NYXL is an American collective esports and gaming organization based in New York. Launched under the name Andbox in 2019 by Sterling.VC, an investment fund backed by Sterling Equities, to operate esports franchises New York Excelsior and New York Subliners, it was the first esports organization in New York to span multiple franchises. The organization established two more esports teams by 2021, and in March 2022, it rebranded as NYXL.

== History ==
=== Andbox (2019–2022) ===
In July 2017, video game company Activision Blizzard announced that Jeff Wilpon, co-founder and partner of Sterling.VC, an investment fund backed by Sterling Equities, had purchased a team, later branded as the New York Excelsior, for the upcoming Overwatch League, a professional, city-based, franchised esports league for the video game Overwatch. In May 2019, Activision Blizzard announced that Sterling.VC had purchased the New York franchise slot, with the team later branded the New York Subliners, for Activision Blizzard's second professional, city-based, franchised esports league, the Call of Duty League. To oversee the two franchises, Sterling.VC established New York's first esports organization to span multiple franchises, Andbox, which was unveiled on June 10, 2019 and would be headed by co-founders Scott Wilpon, Farzam Kamel and Rohit Gupta.
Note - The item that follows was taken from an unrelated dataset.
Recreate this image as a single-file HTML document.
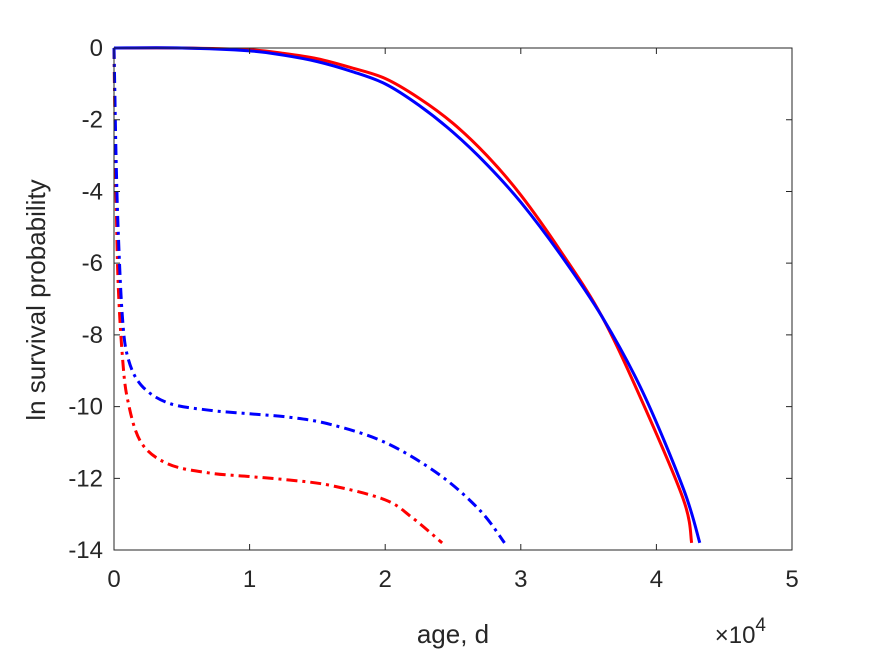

Andbox entered its third esports market in September 2020, signing a Valorant team, which would compete under the Andbox name. In June 2021, the organization partnered with Trovo Mayhem to create a new Call of Duty Mobile team, in which Trovo Mayhem was renamed to NYSL Mayhem. Andbox named A Million Little Pieces author James Frey as its first CEO in January 2022.
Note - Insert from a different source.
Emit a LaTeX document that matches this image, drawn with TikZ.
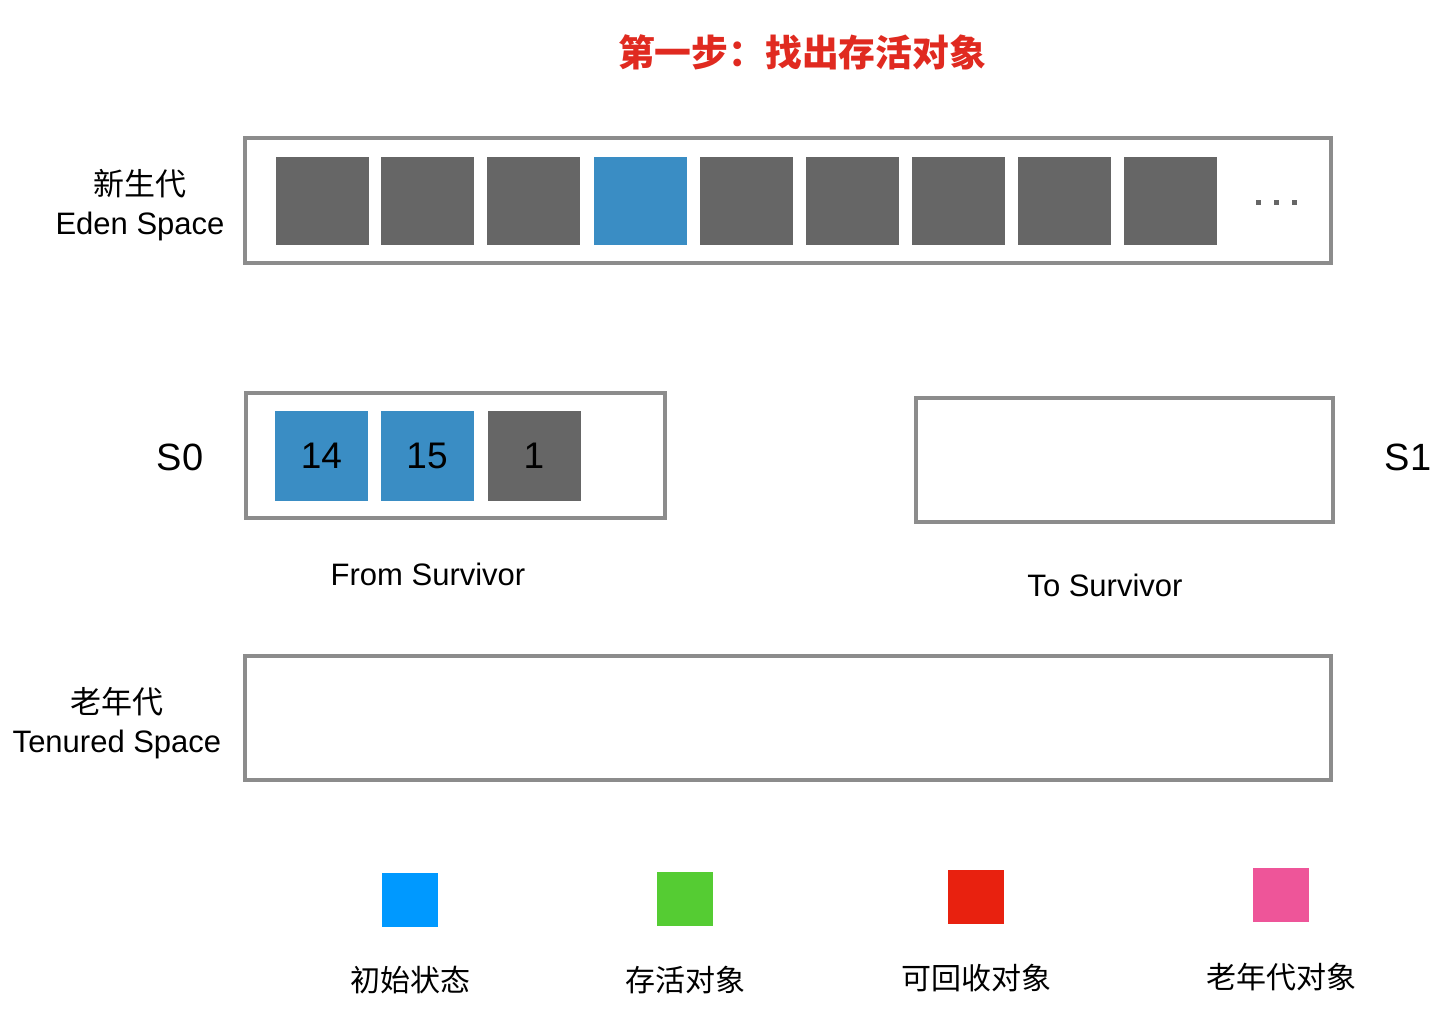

=== NYXL (2022–present) ===
On March 23, 2022, Andbox rebranded as NYXL. Along with the rebrand, the organization announced that it would be making a seven-figure investment into New York City's gaming community over the coming year, which includes building its headquarters, XLHQ, in Manhattan and establishing a youth training program, YXL. NYXL also rebranded their Valorant team from Andbox to the New York Fury.

On July 14, 2022 to Sunday, July 17, 2022, NYXL hosted the Call of Duty League Major IV at Kings Theatre (Brooklyn). The event featured a NYXL x Mountain Dew NFT and Cryptocurrency collaboration on Decentraland. On December 19, 2022, NYXL announced that they would no longer be hosting Major IV.